Life here in Wales is fab. We’ve just had a wonderful, hot June, the garden is looking great, just wish my geraniums would flower, I’ll start them later next year. The pond is still leaking but Dave and I have talked ourselves out of the rebuild yet again. I’ve got Elderflower wine bubbling away, and it looks like there will be more blackberries than last year, but the Elderberries still don’t look so good. We’ve had visits from family which have been such fun and are making new friends around us.
Our lovely fellowship is changing and growing in all sorts of ways as God begins moving in Mountain Ash. I still have no idea what the future will hold and what it’ll look like, he’s keeping that under wraps. We had our first evening service last week and it was a deeply relaxed spiritual, joyous time, and I came home full of peace and eagerness for the path forward.

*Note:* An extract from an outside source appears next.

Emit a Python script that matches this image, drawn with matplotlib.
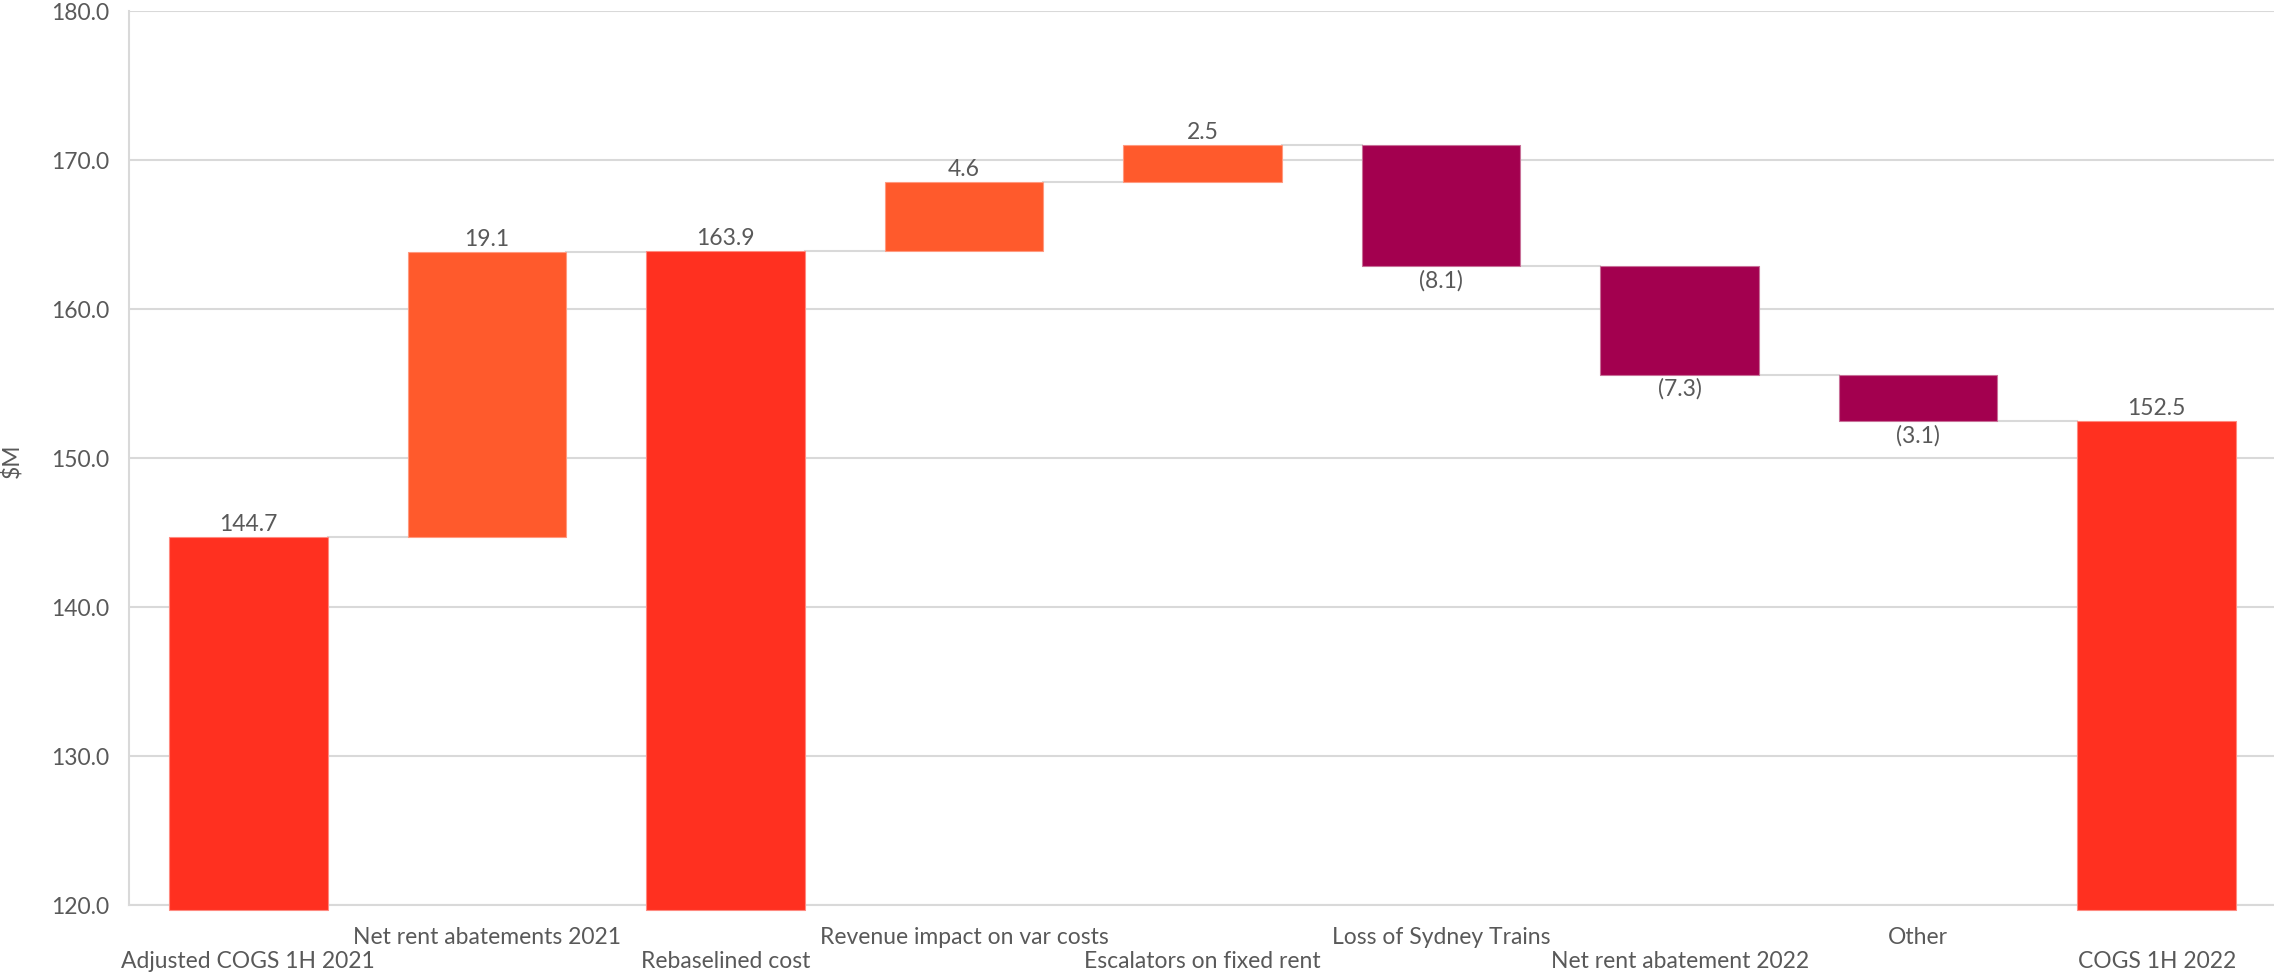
import matplotlib
matplotlib.use("Agg")
import matplotlib.pyplot as plt
import matplotlib.transforms as mtransforms
import numpy as np

plt.rcParams['font.family'] = ['Lato', 'DejaVu Sans']

categories = ["Adjusted COGS 1H 2021", "Net rent abatements 2021", "Rebaselined cost",
              "Revenue impact on var costs", "Escalators on fixed rent", "Loss of Sydney Trains",
              "Net rent abatement 2022", "Other", "COGS 1H 2022"]
values = [144.7, 19.1, 163.9, 4.6, 2.5, -8.1, -7.3, -3.1, 152.5]
kinds = ["total", "delta", "total", "delta", "delta", "delta", "delta", "delta", "total"]
labels = ["144.7", "19.1", "163.9", "4.6", "2.5", "(8.1)", "(7.3)", "(3.1)", "152.5"]

c_total = "#FF3020"
c_up = "#FF5A2C"
c_down = "#A3004F"
grid_c = "#D9D9D9"
text_c = "#595959"

fig = plt.figure(figsize=(22.74, 9.78), dpi=100)
ax = fig.add_axes([129/2274, 1 - 906/978, (2276-129)/2274, (906-12)/978])

ymin, ymax = 120, 180
x = np.arange(len(categories))
w = 0.665

levels = []
run = 0
for v, k in zip(values, kinds):
    run = v if k == "total" else run + v
    levels.append(run)

prev = 0
for i, (v, k) in enumerate(zip(values, kinds)):
    if k == "total":
        b, t = ymin - 0.35, v
        col = c_total
        ec = "#FF8A80"
    else:
        b, t = min(prev, levels[i]), max(prev, levels[i])
        col = c_up if v > 0 else c_down
        ec = "#FF9A80" if v > 0 else "#C87098"
    prev = levels[i]
    ax.bar(x[i], t - b, bottom=b, width=w, color=col, edgecolor=ec,
           linewidth=0.8, zorder=3, clip_on=False)
    if v >= 0:
        ax.text(x[i], t + 0.2, labels[i], ha="center", va="bottom", fontsize=16.5, color=text_c, zorder=4)
    else:
        ax.text(x[i], b - 0.2, labels[i], ha="center", va="top", fontsize=16.5, color=text_c, zorder=4)

for i in range(len(values) - 1):
    ax.plot([x[i] + w/2, x[i+1] - w/2], [levels[i], levels[i]], color=grid_c, lw=1.5, zorder=2)

ax.set_ylim(ymin, ymax)
ax.set_xlim(-0.5, 8.5)
yt = np.arange(120, 181, 10)
ax.set_yticks(yt)
ax.set_yticklabels([f"{t:.1f}" for t in yt], fontsize=16.5, color=text_c)
ax.yaxis.grid(True, color=grid_c, lw=1.5, zorder=0)
ax.set_axisbelow(True)
ax.tick_params(axis="y", length=0, pad=14)
ax.set_xticks([])
for s in ["top", "right"]:
    ax.spines[s].set_visible(False)
for s in ["left", "bottom"]:
    ax.spines[s].set_color(grid_c)
    ax.spines[s].set_linewidth(1.5)

trans = mtransforms.blended_transform_factory(ax.transData, fig.transFigure)
for i, c in enumerate(categories):
    yy = 962 if i % 2 == 0 else 938
    ax.text(x[i], 1 - yy/978, c, transform=trans, ha="center", va="center",
            fontsize=16.5, color=text_c, clip_on=False)

fig.text(12/2274, 1 - 461/978, "$M", rotation=90, ha="center", va="center", fontsize=16.5, color=text_c)

fig.savefig("out.png", dpi=100, facecolor="white")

Yet, this week for the first time I actually wanted to go back to Austria. It was a conversation at the Riding for the Disabled group, where we were having a coffee chat. This wokeness is out of hand, and I was so upset when I heard of how teaching riding has changed since I left the UK, and how the horse world is under pressure from people ignorant of working with and loving horses. I wanted to run back to Austria where I could remain ignorant of this, bury my head. But that’s not God’s plan and here I stay and I’ll have to learn to deal with it.